5.2 Experiments Results

To further test the effectiveness of the proposed method, the hardware-in-the-loop simulation (HILS) of IPMSM is carried out with DSP-TMS320F2812 and RT-Lab (OP5600) HILS platform. Fig. 9 shows the configuration diagram for the IPMSM drive systems.

Figure 9: RT-Lab (OP5600) HILS experimental platform

Fig. 10 demonstrates the experimental results of PI, SMC and NFTSMC with graded speed regulation and uniform acceleration, respectively.

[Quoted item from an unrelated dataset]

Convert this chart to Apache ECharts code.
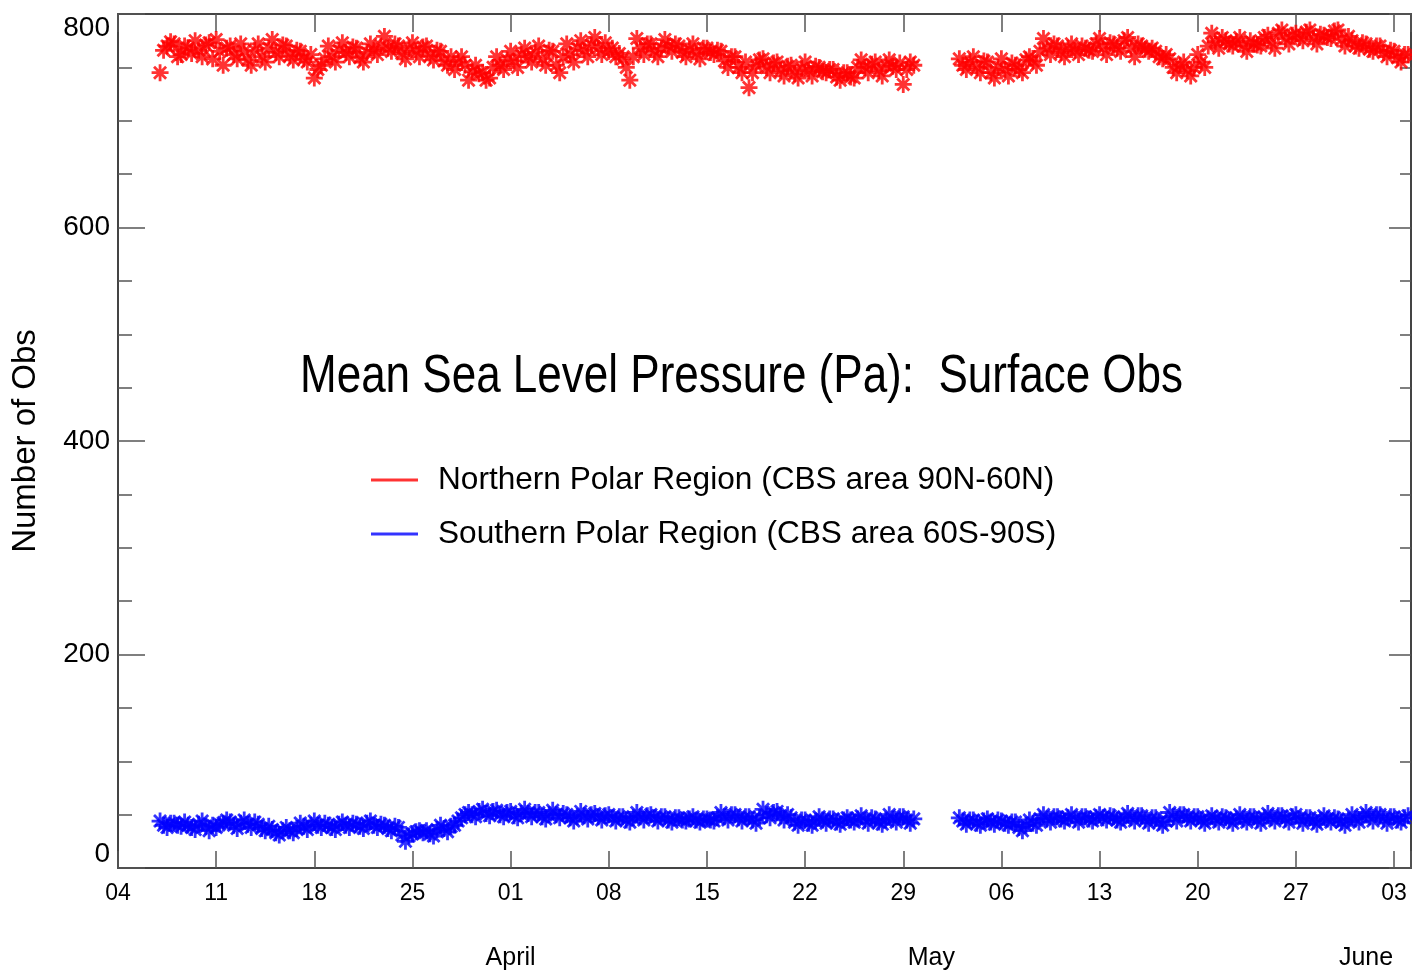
<!DOCTYPE html>
<html>
<head>
    <meta http-equiv="Content-Type" content="text/html; charset=utf-8" />
    <title>Mean Sea Level Pressure (Pa): Surface Obs</title>
    <style type="text/css">
        * {
            margin: 0;
            padding: 0
        }

        html,
        body {
            width: 100%;
            height: 100%;
            background: #fff;
        }

        #chart {
            width: 1412px;
            height: 974px;
        }
    </style>
</head>
<body>
    <div id="chart"></div>
    <script src="https://cdn.jsdelivr.net/npm/echarts@6/dist/echarts.min.js"></script>
    <script>
        // x = days since 04 March, four counts a day (00, 06, 12, 18 UTC)
        const tickLabels = ['04', '11', '18', '25', '01', '08', '15', '22', '29', '06', '13', '20', '27', '03'];
        const monthNames = ['April', 'May', 'June'];
        const monthDays = [28, 58, 89];
        const segmentStart = [3, 60];

        // 07 Mar - 29 Apr
        const north1 = [
            745, 766, 770, 774, 772, 760, 762, 770, 768, 763, 775, 766, 760, 771, 773, 758,
            776, 765, 752, 768, 770, 762, 758, 772, 765, 757, 752, 766, 772, 760, 755, 768,
            776, 764, 760, 771, 770, 761, 757, 766, 765, 758, 755, 762, 740, 748, 752, 758,
            770, 760, 755, 766, 773, 764, 760, 769, 768, 759, 755, 764, 772, 766, 762, 770,
            779, 768, 765, 772, 770, 763, 758, 768, 773, 765, 760, 769, 770, 761, 757, 766,
            765, 756, 752, 760, 748, 755, 760, 752, 738, 746, 752, 744, 745, 738, 740, 750,
            760, 752, 748, 757, 765, 756, 750, 762, 768, 760, 755, 764, 770, 758, 752, 766,
            765, 752, 745, 760, 772, 762, 755, 768, 775, 766, 760, 771, 778, 768, 762, 773,
            765, 768, 760, 763, 758, 750, 738, 760, 777, 768, 762, 772, 772, 765, 760, 768,
            776, 770, 765, 772, 770, 764, 760, 767, 772, 763, 758, 768, 768, 764, 762, 766,
            765, 756, 750, 760, 760, 750, 745, 755, 731, 745, 752, 757, 758, 750, 745, 754,
            755, 747, 742, 751, 752, 744, 740, 749, 755, 747, 742, 751, 750, 746, 745, 748,
            748, 741, 738, 745, 745, 741, 740, 750, 757, 750, 745, 753, 755, 747, 742, 752,
            757, 751, 748, 754, 734, 748, 755, 752
        ];
        // 03 May - 04 Jun
        const north2 = [
            758, 752, 748, 755, 760, 750, 745, 756, 755, 745, 740, 750, 758, 748, 742, 754,
            752, 748, 745, 757, 760, 756, 752, 765, 777, 768, 762, 772, 770, 764, 760, 768,
            772, 766, 762, 770, 768, 766, 765, 772, 777, 768, 762, 773, 772, 768, 765, 775,
            778, 768, 760, 772, 770, 767, 765, 768, 765, 760, 758, 762, 758, 750, 745, 752,
            755, 747, 742, 750, 762, 755, 750, 770, 782, 774, 768, 778, 775, 772, 770, 774,
            778, 770, 765, 775, 772, 771, 770, 778, 780, 773, 768, 782, 785, 777, 772, 780,
            782, 778, 775, 783, 785, 777, 772, 781, 780, 778, 777, 784, 785, 776, 770, 779,
            775, 770, 768, 773, 772, 767, 765, 770, 770, 764, 760, 766, 765, 759, 755, 762,
            762, 759, 758, 760
        ];
        const south1 = [
            44, 40, 38, 42, 42, 40, 39, 43, 40, 38, 36, 41, 44, 39, 35, 40,
            38, 41, 42, 45, 43, 40, 37, 42, 45, 41, 38, 43, 41, 37, 35, 39,
            36, 33, 31, 35, 38, 35, 33, 37, 42, 39, 36, 40, 44, 40, 38, 42,
            40, 38, 36, 41, 43, 40, 38, 42, 41, 39, 37, 42, 44, 40, 38, 41,
            40, 37, 35, 39, 38, 31, 25, 30, 32, 34, 35, 33, 35, 32, 30, 36,
            40, 37, 34, 39, 40, 44, 47, 50, 52, 50, 48, 53, 55, 51, 49, 53,
            54, 50, 48, 52, 53, 49, 47, 51, 55, 51, 48, 52, 52, 48, 46, 50,
            54, 50, 47, 51, 50, 47, 44, 48, 53, 49, 46, 50, 51, 48, 45, 49,
            50, 47, 44, 48, 48, 45, 43, 47, 52, 48, 45, 49, 50, 47, 44, 48,
            48, 45, 43, 47, 47, 45, 44, 46, 48, 45, 43, 46, 46, 45, 44, 47,
            52, 48, 45, 50, 50, 47, 44, 48, 48, 45, 42, 47, 55, 50, 47, 52,
            53, 49, 45, 50, 47, 43, 40, 45, 45, 42, 40, 44, 48, 45, 42, 46,
            46, 43, 41, 45, 47, 45, 43, 46, 49, 45, 42, 47, 46, 43, 41, 45,
            50, 46, 43, 48, 48, 45, 42, 46
        ];
        const south2 = [
            47, 44, 41, 45, 45, 42, 40, 44, 46, 43, 41, 45, 44, 42, 40, 43,
            43, 38, 35, 40, 45, 42, 40, 46, 50, 46, 43, 48, 48, 46, 44, 47,
            50, 46, 43, 48, 48, 46, 44, 47, 50, 47, 45, 49, 48, 45, 43, 47,
            51, 47, 44, 49, 49, 45, 42, 47, 47, 43, 40, 44, 52, 48, 44, 50,
            50, 47, 44, 48, 48, 45, 42, 46, 49, 46, 43, 48, 47, 45, 42, 46,
            50, 46, 43, 48, 48, 45, 42, 47, 51, 47, 44, 49, 49, 46, 43, 48,
            50, 46, 42, 47, 47, 44, 41, 45, 49, 46, 43, 47, 46, 43, 40, 45,
            50, 46, 43, 48, 52, 48, 44, 50, 50, 46, 42, 48, 48, 45, 43, 47,
            49, 46, 44, 48
        ];

        const SANS = '"Liberation Sans", Arial, Helvetica, sans-serif';
        const X_MAX = 92.21;
        const STAR = 'path://M0,8L16,8M8,0L8,16M2.3,2.3L13.7,13.7M13.7,2.3L2.3,13.7';

        const toPoints = (start, vals) => vals.map((v, i) => [start + i * 0.25, v]);
        const northPts = toPoints(segmentStart[0], north1).concat(toPoints(segmentStart[1], north2));
        const southPts = toPoints(segmentStart[0], south1).concat(toPoints(segmentStart[1], south2));

        const axisLine = { show: true, onZero: false, lineStyle: { color: '#444', width: 2 } };
        const tickStyle = { color: '#555', width: 1.5 };

        const chart = echarts.init(document.getElementById('chart'));
        chart.setOption({
            animation: false,
            backgroundColor: '#fff',
            graphic: [{
                type: 'text',
                left: 300,
                top: 350,
                scaleX: 0.815,
                style: {
                    text: 'Mean Sea Level Pressure (Pa):  Surface Obs',
                    fontFamily: SANS,
                    fontSize: 54,
                    fill: '#000'
                }
            }],
            legend: {
                orient: 'vertical',
                left: 366,
                top: 459,
                itemWidth: 47,
                itemHeight: 3,
                itemGap: 22,
                selectedMode: false,
                itemStyle: { borderWidth: 0 },
                textStyle: { fontFamily: SANS, fontSize: 31.6, color: '#000', padding: [0, 0, 0, 15] },
                data: [
                    { name: 'Northern Polar Region (CBS area 90N-60N)', icon: 'rect' },
                    { name: 'Southern Polar Region (CBS area 60S-90S)', icon: 'rect' }
                ]
            },
            grid: { left: 118, right: 1, top: 14, bottom: 106, outerBoundsMode: 'none' },
            xAxis: [
                {
                    type: 'value', position: 'bottom', min: 0, max: X_MAX, interval: 7,
                    axisLine: axisLine,
                    axisTick: { inside: true, length: 17, lineStyle: tickStyle },
                    axisLabel: {
                        margin: 14, fontSize: 23, fontFamily: SANS, color: '#000',
                        formatter: v => {
                            const i = Math.round(v / 7);
                            return Math.abs(v - i * 7) < 1e-6 && tickLabels[i] ? tickLabels[i] : '';
                        }
                    },
                    splitLine: { show: false }
                },
                {
                    type: 'value', position: 'bottom', min: 0, max: X_MAX, interval: 1,
                    axisLine: { show: false }, axisTick: { show: false },
                    axisLabel: {
                        margin: 78, fontSize: 25, fontFamily: SANS, color: '#000',
                        formatter: v => {
                            const k = monthDays.indexOf(Math.round(v));
                            return k >= 0 && Math.abs(v - monthDays[k]) < 1e-6 ? monthNames[k] : '';
                        }
                    },
                    splitLine: { show: false }
                },
                {
                    type: 'value', position: 'top', min: 0, max: X_MAX, interval: 7,
                    axisLine: axisLine,
                    axisTick: { inside: true, length: 18, lineStyle: tickStyle },
                    axisLabel: { show: false },
                    splitLine: { show: false }
                }
            ],
            yAxis: [
                {
                    type: 'value', position: 'left', min: 0, max: 800, interval: 200,
                    name: 'Number of Obs',
                    nameLocation: 'middle',
                    nameGap: 76,
                    nameMoveOverlap: false,
                    nameRotate: 90,
                    nameTextStyle: { fontFamily: SANS, fontSize: 33, color: '#000' },
                    axisLine: axisLine,
                    axisTick: { inside: true, length: 27, lineStyle: tickStyle },
                    minorTick: { show: true, splitNumber: 4, length: 14, lineStyle: tickStyle },
                    axisLabel: {
                        margin: 8, fontSize: 28, fontFamily: SANS, color: '#000',
                        verticalAlignMinLabel: 'bottom', verticalAlignMaxLabel: 'top'
                    },
                    splitLine: { show: false },
                    minorSplitLine: { show: false }
                },
                {
                    type: 'value', position: 'right', min: 0, max: 800, interval: 200,
                    axisLine: axisLine,
                    axisTick: { inside: true, length: 22, lineStyle: tickStyle },
                    minorTick: { show: true, splitNumber: 4, length: 11, lineStyle: tickStyle },
                    axisLabel: { show: false },
                    splitLine: { show: false },
                    minorSplitLine: { show: false }
                }
            ],
            series: [
                {
                    type: 'scatter',
                    name: 'Northern Polar Region (CBS area 90N-60N)',
                    xAxisIndex: 0, yAxisIndex: 0,
                    symbol: STAR, symbolSize: 17,
                    itemStyle: { color: '#ff0000', borderColor: '#ff0000', borderWidth: 2.8 },
                    data: northPts
                },
                {
                    type: 'scatter',
                    name: 'Southern Polar Region (CBS area 60S-90S)',
                    xAxisIndex: 0, yAxisIndex: 0,
                    symbol: STAR, symbolSize: 17,
                    itemStyle: { color: '#0000ff', borderColor: '#0000ff', borderWidth: 2.8 },
                    data: southPts
                }
            ]
        });
    </script>
</body>
</html>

Figure 10: The experimental results of PI/SMC/NFTSMC with different working conditions

Compared with both Figs. 6 and 8, the control performance of the experiments is slightly decreased. Besides, the current pulsation and torque pulsation are more obvious in the transient condition, but the basic trend and effect comparison is consistent with the simulation results. As is shown in Fig. 10 and Table 6, the THD value of stator current for NFTSMC is the smallest. In addition, the average speed error rate of PI is 0.2%, and the average speed error rate of SMC is about 0.16%, while the average speed error rate of NFTSMC is only 0.04%. It indicates that NFTSMC has a better control accuracy. The torque ripple of PI is 20.0%, and the torque ripple of SMC is 15.0%, while the torque ripple of NFTSMC is only about 10.7% which is the smallest. The speed loop controller’s current pulsation of q-axis output is the leading cause of the torque ripple. Because NFTSMC can accurately track the reference speed, the actual current pulsation of the d-q axis and torque pulsation is effectively minimized.

6  Conclusions

This paper presents a novel NFTSMC based on deep flux weakening switching point tracking of FW control for IPMSM drive system. The deep flux weakening switching point is accurately obtained, and the NFTSMC speed controller is designed based on the input and the output to accelerate speed convergence. The unknown part of external disturbances is estimated quickly by ESMDO, which is fed back to the NFTSMC speed controller. The comparative analysis results of simulations and experiments indicate that the method proposed has excellent speed response. In addition, it can effectively minimize the current and torque pulsation, and the IPMSM drive system has better transient steady-state performance.

Funding Statement: This work was partly supported by the Natural Science Foundation of China under Grant No. 61733004 and the Scientific Research Fund of the Hunan Provincial Education Department under Grand No. 18A267.

Conflicts of Interest: The authors declare that they have no conflicts of interest to report regarding the present study.